Thursday 29 January 2015

modular arithmetic - Proving isomorphism on additive group $(Bbb{Z}_4,+)$ and multiplicative group $(Bbb{Z}_5^*, times)$

The question I'm having problems with involves proving the above groups are isometric. Therefore, I have to prove they are bijective (1-1, and onto) and homomorphic. I have done the group operations table for each and come up with:



Set $A = (\mathbb{Z}_4,+) = {0,1,2,3}$



Set $B = (\Bbb{Z}_5^*, \times) = {1,2,3,4}$



So $B$, can be mapped from $A$ with the function: $\alpha(x)=x+1$



We can see no element of $B$ is the image of more than one element in $A$, therefore we have proven a 1-1 correspondence, and onto.

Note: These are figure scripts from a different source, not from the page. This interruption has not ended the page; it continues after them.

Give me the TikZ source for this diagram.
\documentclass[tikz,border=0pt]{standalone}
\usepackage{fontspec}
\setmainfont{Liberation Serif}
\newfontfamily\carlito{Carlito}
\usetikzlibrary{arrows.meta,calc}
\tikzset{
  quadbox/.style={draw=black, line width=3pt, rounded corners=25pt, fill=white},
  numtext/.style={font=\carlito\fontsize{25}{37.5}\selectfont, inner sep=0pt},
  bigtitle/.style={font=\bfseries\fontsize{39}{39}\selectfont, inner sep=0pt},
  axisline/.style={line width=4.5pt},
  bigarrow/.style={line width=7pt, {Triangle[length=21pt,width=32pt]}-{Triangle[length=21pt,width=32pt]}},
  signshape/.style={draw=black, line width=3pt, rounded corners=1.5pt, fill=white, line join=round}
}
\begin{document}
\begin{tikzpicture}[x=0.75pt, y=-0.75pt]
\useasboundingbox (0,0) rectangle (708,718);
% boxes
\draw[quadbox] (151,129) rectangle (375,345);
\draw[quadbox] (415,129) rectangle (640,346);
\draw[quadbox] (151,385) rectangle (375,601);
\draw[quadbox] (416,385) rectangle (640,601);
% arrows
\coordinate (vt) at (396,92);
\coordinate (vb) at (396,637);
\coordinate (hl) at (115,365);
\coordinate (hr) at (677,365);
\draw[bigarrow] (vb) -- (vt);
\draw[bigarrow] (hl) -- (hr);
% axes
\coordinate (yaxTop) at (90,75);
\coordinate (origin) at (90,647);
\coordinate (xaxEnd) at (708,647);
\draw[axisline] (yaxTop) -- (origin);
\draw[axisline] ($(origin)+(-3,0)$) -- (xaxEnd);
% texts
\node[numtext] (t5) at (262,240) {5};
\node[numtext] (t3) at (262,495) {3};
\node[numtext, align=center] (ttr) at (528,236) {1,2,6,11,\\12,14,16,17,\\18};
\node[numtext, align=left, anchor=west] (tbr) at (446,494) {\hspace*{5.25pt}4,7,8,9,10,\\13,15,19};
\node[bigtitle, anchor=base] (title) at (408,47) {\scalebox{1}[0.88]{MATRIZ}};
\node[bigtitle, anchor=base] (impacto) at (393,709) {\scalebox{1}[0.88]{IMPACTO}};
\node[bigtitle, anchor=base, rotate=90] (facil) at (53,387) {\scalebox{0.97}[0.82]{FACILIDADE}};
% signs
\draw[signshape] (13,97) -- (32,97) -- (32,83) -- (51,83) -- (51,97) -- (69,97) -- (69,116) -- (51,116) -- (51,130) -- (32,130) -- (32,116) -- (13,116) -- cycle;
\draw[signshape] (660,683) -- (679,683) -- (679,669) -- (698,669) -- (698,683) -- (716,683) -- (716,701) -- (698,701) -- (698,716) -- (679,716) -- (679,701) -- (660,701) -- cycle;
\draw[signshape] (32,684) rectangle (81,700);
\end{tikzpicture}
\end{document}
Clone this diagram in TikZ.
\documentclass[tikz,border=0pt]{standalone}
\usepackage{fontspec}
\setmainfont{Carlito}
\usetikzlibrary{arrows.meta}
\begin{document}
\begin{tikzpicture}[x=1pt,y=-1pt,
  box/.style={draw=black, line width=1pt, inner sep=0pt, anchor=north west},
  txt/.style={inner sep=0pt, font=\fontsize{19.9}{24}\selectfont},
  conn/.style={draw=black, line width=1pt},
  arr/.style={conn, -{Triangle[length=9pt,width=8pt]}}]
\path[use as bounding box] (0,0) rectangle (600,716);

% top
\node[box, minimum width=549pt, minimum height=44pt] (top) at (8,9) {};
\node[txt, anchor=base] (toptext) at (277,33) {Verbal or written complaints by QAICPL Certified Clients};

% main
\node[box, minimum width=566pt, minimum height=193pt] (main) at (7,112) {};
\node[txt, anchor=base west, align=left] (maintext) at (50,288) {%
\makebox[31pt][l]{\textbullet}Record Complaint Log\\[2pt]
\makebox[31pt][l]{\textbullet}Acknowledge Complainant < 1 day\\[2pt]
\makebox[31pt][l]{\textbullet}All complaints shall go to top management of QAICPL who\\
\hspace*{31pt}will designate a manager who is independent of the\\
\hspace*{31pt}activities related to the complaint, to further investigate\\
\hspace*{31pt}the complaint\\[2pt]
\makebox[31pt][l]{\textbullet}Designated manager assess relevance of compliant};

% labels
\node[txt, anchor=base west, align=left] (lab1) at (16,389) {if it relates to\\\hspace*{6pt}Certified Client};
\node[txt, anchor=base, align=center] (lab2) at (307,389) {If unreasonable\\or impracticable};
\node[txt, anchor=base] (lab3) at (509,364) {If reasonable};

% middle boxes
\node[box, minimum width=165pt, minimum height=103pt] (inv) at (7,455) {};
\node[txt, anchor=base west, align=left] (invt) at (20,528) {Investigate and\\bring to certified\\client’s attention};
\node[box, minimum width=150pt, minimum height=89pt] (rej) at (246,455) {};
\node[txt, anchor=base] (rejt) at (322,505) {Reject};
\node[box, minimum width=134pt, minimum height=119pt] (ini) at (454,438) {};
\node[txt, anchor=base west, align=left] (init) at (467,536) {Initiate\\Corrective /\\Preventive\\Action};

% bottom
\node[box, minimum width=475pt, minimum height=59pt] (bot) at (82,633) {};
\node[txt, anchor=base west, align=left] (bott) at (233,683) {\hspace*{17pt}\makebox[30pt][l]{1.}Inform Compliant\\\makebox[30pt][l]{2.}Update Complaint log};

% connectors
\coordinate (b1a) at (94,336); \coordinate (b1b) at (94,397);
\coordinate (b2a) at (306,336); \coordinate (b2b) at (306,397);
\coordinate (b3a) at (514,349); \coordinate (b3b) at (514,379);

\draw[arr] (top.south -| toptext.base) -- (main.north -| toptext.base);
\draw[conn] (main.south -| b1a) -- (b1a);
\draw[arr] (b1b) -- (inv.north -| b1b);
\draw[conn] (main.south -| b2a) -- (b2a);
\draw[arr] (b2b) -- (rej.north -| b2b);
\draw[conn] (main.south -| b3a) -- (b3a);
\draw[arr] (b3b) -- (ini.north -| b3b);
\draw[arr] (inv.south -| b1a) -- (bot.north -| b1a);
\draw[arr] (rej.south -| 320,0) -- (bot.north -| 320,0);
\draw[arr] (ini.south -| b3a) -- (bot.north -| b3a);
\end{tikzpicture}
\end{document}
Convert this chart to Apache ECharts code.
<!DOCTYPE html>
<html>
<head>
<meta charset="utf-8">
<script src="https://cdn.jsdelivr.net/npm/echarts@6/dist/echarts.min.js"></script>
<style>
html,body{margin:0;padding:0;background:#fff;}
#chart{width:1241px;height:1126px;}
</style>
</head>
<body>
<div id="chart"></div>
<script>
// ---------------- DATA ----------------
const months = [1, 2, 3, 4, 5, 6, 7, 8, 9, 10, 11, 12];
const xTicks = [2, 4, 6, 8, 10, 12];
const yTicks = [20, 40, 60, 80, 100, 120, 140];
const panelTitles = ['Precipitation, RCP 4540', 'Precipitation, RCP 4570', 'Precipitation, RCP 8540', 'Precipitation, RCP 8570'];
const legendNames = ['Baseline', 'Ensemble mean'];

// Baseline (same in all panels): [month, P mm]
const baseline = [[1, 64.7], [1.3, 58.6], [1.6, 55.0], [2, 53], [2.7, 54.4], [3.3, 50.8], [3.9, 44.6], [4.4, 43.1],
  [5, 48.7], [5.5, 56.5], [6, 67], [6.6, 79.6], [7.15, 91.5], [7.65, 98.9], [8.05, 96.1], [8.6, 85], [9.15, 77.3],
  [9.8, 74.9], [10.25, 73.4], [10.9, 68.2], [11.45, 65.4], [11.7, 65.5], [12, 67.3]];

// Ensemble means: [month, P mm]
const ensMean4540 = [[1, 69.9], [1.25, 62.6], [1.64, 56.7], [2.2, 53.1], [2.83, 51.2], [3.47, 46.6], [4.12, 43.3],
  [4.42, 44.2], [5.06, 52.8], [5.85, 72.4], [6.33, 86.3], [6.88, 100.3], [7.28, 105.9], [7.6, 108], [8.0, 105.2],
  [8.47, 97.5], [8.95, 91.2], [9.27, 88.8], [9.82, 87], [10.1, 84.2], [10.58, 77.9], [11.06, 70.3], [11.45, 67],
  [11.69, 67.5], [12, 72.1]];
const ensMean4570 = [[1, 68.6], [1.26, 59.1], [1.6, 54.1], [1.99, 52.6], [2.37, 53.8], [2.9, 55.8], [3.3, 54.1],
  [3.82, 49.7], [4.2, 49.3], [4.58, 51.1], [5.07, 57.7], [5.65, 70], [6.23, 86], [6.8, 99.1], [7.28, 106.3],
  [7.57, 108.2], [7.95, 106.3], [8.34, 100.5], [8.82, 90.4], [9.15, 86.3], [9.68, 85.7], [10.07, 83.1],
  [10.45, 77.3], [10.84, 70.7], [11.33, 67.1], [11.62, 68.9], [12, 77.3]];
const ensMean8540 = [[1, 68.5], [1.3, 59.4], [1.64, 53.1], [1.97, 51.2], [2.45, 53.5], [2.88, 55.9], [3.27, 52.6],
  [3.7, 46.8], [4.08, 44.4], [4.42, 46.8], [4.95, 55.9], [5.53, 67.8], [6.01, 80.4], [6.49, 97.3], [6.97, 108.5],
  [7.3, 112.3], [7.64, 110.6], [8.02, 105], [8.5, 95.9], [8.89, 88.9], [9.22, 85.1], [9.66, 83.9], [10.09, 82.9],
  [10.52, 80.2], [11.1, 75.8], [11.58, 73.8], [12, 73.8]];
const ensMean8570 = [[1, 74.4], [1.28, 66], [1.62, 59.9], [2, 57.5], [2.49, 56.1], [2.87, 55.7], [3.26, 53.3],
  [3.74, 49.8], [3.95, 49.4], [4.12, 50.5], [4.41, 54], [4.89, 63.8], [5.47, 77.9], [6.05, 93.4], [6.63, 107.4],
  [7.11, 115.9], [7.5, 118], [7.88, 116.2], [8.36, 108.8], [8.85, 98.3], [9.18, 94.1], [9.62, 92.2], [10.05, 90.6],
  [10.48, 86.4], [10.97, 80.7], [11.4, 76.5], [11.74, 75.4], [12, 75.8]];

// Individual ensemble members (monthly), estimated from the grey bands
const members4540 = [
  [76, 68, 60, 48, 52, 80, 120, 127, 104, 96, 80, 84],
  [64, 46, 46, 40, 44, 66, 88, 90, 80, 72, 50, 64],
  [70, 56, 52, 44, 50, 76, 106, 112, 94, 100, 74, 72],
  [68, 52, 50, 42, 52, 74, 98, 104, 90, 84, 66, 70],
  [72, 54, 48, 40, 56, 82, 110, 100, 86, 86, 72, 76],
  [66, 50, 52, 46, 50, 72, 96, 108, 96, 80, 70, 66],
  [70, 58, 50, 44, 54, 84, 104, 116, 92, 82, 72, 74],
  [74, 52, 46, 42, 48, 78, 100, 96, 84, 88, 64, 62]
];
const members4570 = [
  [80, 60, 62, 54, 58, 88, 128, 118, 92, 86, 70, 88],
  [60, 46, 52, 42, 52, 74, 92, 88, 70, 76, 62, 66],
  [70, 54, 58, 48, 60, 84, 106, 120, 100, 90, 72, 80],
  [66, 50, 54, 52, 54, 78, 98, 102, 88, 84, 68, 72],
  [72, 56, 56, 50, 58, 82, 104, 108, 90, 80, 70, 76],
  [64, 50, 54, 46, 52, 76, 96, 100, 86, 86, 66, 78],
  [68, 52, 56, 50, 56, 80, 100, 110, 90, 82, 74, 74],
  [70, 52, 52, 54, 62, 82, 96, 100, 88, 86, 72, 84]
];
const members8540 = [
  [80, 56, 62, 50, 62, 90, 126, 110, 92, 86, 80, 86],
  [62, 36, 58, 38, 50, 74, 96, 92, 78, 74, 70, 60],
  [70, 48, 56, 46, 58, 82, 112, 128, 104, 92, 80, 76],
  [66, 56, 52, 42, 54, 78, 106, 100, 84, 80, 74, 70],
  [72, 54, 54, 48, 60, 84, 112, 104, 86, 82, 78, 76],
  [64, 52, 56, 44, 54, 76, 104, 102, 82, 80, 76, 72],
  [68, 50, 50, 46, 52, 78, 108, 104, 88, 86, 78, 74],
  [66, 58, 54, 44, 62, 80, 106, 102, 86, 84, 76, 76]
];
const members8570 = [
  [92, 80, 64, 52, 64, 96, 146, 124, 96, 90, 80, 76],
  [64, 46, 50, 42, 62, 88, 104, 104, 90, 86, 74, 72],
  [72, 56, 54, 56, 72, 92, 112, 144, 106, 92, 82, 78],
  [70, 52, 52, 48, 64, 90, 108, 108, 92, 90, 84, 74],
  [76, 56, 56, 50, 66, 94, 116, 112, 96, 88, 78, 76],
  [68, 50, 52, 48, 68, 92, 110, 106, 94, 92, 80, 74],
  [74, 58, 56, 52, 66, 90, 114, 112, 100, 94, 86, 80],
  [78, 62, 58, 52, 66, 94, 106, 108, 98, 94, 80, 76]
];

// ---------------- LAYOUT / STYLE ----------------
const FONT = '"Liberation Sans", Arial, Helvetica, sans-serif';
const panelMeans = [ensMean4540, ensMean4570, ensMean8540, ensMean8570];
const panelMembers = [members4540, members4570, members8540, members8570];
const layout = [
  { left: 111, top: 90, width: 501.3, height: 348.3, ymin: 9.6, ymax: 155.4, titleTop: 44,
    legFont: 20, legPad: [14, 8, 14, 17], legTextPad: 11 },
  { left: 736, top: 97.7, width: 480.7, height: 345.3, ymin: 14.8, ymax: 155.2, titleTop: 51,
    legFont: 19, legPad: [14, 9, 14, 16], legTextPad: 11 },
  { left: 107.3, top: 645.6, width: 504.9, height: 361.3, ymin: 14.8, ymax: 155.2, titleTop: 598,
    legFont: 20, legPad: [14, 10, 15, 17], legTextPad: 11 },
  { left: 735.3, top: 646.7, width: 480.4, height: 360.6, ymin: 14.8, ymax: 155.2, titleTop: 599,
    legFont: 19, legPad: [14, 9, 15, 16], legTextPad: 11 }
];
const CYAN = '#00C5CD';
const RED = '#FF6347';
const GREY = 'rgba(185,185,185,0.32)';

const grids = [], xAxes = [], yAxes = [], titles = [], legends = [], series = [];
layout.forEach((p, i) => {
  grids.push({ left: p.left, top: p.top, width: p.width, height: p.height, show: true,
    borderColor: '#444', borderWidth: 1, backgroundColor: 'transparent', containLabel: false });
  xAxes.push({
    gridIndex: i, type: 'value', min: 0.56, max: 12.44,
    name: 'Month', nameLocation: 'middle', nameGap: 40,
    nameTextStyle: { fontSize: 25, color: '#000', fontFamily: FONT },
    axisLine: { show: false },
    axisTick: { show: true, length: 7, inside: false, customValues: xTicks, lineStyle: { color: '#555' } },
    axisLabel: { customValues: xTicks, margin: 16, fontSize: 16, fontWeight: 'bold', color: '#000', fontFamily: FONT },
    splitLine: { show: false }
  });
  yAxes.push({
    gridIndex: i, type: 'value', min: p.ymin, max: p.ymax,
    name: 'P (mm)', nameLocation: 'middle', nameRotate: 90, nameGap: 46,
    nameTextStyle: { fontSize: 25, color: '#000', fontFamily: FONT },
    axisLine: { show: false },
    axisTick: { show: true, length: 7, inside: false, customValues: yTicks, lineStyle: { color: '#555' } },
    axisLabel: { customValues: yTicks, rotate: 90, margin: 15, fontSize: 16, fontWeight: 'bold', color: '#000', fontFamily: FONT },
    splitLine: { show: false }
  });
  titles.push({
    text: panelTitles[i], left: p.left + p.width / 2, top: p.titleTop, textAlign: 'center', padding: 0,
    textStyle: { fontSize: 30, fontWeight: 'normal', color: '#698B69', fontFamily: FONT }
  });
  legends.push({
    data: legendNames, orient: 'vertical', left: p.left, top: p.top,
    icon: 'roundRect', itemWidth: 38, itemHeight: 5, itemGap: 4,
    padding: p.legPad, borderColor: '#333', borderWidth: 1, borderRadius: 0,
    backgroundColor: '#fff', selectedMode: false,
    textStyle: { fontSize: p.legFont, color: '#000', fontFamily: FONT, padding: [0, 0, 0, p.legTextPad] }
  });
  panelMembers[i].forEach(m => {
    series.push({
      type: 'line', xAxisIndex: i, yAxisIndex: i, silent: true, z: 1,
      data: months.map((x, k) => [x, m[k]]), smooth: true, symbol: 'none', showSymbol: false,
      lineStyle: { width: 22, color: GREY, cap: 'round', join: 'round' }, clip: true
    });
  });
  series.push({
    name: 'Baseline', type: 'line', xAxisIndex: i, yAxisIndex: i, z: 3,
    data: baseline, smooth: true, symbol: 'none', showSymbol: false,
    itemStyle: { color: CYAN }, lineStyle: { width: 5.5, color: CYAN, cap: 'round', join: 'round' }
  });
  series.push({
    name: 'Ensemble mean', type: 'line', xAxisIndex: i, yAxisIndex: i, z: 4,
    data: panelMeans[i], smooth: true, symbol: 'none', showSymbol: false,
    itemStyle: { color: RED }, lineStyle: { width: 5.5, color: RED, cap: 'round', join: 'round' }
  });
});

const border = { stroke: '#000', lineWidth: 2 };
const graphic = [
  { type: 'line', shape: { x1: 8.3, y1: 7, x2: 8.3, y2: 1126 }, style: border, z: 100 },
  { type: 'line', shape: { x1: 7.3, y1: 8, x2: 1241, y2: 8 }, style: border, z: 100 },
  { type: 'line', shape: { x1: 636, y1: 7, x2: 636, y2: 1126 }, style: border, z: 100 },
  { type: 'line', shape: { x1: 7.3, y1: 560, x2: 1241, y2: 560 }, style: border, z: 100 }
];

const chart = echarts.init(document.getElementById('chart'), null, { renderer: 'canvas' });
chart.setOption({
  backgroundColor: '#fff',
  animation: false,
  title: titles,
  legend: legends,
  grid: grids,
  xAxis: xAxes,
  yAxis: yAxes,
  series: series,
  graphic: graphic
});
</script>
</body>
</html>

Now I have to prove they are isomorphic by exhibiting a 1-1 corresponds α between their elements such that:



$a+b \equiv c\ (\text{mod}\ 4)$ if and only if $\alpha(a) \cdot \alpha(b)\equiv \alpha(c)(\text{mod}\ 5)$



I'm stuck here... do I just plug in all the possible values of a, b, and c? I suppose there should be 4 ways to do this...



As an example:



$a = 1, b = 2, c = 3$




$1 + 2 = 3(\text{mod}\ 4)$



$3\equiv 3(\text{mod}\ 4)$



and



$\alpha(1) \cdot \alpha(2) \equiv \alpha(3)(\text{mod}\ 5)$



$2\cdot 3 \equiv 4(\text{mod}\ 5)$




$6\equiv 4(\text{mod}\ 5)??????$



I feel like I'm missing a key concept here. Been watching a ton of videos, but I'm missing something!